Direct Listing vs. Initial Public Offering (IPO)
The primary distinction between a direct listing and an Initial Public Offering (IPO) lies in the process of bringing shares to the public market and the role of investment banks.
Feature | Direct Listing | Initial Public Offering (IPO) |
---|---|---|
New Capital Raised | Primarily lists existing shares; can raise new capital with recent rule changes. | Primarily involves issuing and selling new shares to raise capital for the company. |
Underwriters | Typically no traditional underwriters involved in selling shares. | Investment banks act as underwriters, facilitating the sale of new shares. |
Fees | Potentially lower fees due to absence of underwriting commissions. | Involves significant underwriting fees (e.g., 3-7% of gross proceeds). |
Price Discovery | Market-driven price discovery via an opening auction based on buy/sell order book. | Underwriters set an initial offering price through a book-building process. |
Lock-up Periods | Generally no lock-up periods for existing shareholders. | Common lock-up periods (e.g., 90-180 days) for insiders and early investors. |
Marketing | Minimal or no traditional "roadshow" marketing efforts. | Extensive roadshows and marketing by underwriters to generate investor interest. |
While direct listings initially focused on providing liquidity for existing shareholders, the evolving regulatory landscape now allows them to compete more directly with IPOs in terms of capital formation. However, the hands-on involvement of underwriters in an IPO, including price stabilization and investor cultivation, remains a key differentiator.
FAQs
Q1: What kind of companies typically choose a direct listing?

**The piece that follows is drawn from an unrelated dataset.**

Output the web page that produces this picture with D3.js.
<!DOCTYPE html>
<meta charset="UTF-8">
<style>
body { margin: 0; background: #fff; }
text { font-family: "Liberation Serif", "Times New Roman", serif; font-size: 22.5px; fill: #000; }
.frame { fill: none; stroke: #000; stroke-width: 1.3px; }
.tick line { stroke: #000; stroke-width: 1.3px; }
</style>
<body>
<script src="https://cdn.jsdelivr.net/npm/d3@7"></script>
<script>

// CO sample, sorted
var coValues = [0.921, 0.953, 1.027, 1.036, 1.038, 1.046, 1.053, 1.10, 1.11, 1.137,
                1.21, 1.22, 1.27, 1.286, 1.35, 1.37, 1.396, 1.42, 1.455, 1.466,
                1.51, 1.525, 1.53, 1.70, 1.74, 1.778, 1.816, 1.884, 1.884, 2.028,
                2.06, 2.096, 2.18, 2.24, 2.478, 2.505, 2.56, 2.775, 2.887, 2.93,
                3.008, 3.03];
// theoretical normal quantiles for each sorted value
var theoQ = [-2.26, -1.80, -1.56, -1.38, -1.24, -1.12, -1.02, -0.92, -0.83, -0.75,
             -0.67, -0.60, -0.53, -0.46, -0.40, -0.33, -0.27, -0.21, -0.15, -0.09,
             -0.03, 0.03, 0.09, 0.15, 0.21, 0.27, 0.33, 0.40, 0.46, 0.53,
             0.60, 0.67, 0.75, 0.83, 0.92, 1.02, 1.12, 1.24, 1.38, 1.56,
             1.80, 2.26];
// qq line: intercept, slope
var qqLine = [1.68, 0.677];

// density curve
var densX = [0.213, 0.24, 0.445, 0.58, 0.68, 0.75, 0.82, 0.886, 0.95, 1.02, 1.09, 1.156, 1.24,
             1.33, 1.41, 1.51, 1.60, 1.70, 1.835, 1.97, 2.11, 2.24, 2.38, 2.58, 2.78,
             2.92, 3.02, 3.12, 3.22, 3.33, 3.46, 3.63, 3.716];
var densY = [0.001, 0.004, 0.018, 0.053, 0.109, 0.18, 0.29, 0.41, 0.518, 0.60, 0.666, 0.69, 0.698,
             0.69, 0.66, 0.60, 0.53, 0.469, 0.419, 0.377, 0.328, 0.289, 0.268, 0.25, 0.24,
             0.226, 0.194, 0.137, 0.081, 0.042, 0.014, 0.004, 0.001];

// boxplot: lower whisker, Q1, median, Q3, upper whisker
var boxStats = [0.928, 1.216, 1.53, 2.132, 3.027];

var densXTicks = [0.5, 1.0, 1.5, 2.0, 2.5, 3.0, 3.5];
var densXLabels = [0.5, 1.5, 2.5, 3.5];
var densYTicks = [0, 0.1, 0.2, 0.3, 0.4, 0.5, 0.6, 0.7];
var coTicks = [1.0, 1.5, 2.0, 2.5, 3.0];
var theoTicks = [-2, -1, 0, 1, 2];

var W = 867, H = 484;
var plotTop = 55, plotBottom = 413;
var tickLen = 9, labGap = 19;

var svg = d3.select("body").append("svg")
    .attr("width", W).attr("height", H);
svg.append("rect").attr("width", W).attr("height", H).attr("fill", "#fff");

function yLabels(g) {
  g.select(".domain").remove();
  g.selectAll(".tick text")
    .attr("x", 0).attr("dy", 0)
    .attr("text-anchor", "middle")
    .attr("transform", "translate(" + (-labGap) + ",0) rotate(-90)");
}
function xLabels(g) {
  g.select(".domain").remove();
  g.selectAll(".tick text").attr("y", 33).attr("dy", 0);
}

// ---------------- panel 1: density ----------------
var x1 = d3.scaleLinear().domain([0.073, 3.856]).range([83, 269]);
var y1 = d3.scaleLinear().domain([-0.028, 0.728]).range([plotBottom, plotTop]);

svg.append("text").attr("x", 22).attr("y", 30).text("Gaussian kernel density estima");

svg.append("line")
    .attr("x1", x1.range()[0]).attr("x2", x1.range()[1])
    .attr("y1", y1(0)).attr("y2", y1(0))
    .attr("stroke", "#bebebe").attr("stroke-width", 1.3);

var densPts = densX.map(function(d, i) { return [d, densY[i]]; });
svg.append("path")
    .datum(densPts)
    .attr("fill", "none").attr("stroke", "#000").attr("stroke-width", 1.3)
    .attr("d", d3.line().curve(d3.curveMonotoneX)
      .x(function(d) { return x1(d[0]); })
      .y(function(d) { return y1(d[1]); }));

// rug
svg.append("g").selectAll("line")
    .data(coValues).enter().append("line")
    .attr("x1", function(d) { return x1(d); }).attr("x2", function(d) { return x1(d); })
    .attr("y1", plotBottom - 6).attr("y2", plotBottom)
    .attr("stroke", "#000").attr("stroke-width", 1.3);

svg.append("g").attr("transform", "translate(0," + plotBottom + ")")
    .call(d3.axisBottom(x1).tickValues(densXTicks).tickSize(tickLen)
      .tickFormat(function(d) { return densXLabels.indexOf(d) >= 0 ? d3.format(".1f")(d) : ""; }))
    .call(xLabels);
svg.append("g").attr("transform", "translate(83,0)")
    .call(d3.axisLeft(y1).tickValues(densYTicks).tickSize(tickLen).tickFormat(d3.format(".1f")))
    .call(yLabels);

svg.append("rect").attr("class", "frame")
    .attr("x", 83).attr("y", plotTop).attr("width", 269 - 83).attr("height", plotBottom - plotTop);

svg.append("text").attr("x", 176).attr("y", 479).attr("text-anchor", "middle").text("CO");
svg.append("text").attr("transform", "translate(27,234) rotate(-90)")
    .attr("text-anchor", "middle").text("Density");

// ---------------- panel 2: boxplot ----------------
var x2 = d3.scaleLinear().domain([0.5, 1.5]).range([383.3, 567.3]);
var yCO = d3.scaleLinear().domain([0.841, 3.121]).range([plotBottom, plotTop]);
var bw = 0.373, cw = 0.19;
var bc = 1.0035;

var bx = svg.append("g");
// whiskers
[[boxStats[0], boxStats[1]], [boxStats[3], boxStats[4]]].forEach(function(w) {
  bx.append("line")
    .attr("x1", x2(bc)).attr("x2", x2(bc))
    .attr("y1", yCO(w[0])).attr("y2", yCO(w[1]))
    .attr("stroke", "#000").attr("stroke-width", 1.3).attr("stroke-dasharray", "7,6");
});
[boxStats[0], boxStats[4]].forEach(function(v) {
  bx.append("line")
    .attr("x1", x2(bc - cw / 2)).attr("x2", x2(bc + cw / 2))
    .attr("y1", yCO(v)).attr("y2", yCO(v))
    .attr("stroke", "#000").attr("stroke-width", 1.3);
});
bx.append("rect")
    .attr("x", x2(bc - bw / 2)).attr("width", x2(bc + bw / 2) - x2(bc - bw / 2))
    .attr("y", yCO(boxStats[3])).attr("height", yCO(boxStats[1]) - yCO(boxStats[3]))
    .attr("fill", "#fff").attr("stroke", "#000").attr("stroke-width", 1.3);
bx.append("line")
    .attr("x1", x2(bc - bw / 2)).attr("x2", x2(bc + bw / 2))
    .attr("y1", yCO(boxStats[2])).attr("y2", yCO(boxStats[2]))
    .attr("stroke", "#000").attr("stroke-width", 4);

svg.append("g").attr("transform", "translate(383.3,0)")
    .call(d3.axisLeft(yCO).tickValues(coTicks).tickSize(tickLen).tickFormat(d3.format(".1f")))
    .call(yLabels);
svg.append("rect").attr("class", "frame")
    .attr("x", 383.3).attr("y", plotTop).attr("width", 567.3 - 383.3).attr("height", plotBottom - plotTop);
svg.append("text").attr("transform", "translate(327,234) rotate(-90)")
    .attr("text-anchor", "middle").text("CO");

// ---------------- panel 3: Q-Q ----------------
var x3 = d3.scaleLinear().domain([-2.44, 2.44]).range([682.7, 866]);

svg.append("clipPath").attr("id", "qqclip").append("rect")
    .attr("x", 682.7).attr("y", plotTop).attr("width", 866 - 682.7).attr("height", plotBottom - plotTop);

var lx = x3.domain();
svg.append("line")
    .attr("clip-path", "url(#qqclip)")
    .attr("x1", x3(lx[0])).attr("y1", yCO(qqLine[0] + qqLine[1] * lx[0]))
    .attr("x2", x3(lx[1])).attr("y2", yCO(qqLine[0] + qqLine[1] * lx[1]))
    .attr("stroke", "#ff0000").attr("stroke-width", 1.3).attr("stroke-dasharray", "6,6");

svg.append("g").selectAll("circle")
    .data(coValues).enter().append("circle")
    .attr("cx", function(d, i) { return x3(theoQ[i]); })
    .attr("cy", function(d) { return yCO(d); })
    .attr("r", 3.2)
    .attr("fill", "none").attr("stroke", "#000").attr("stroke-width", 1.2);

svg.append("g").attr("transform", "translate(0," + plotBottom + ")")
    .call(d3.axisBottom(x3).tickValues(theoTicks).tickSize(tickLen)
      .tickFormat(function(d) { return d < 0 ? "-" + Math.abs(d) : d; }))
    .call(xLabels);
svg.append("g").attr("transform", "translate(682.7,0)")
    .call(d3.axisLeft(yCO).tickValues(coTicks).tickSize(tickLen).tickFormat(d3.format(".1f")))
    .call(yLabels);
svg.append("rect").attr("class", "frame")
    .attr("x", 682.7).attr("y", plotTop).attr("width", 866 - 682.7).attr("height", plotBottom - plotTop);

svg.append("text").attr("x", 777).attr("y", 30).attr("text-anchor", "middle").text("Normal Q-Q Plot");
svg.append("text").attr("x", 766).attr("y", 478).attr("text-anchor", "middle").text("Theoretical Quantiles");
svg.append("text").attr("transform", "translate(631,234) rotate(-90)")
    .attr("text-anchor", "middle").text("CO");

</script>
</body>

A1: Companies that choose a direct listing are often well-known brands with substantial market capitalization and a strong existing investor base. They usually don't need to raise significant new capital immediately but want to provide liquidity for early investors and employees, while also gaining the prestige and public awareness of being a listed company.
Q2: Is a direct listing cheaper than an IPO?
A2: A direct listing can be cheaper than an Initial Public Offering because it typically avoids the large underwriting fees associated with an IPO. However, companies still incur considerable legal, accounting, and consulting fees to prepare for a public listing, regardless of the method chosen.
Q3: How is the initial price determined in a direct listing?
A3: In a direct listing, the initial price is determined by the natural forces of supply and demand in an open auction on the stock exchange on the first day of trading. There is no fixed offering price set by underwriters in advance; instead, the price emerges from matching buy and sell orders.
Q4: Do direct listings dilute existing shareholders?
A4: Traditionally, direct listings do not dilute existing shareholders because they primarily involve the listing of existing shares, not the issuance of new ones. However, if a company utilizes recent rule changes to raise new capital concurrently with a direct listing, the issuance of new shares would cause dilution, similar to an Initial Public Offering.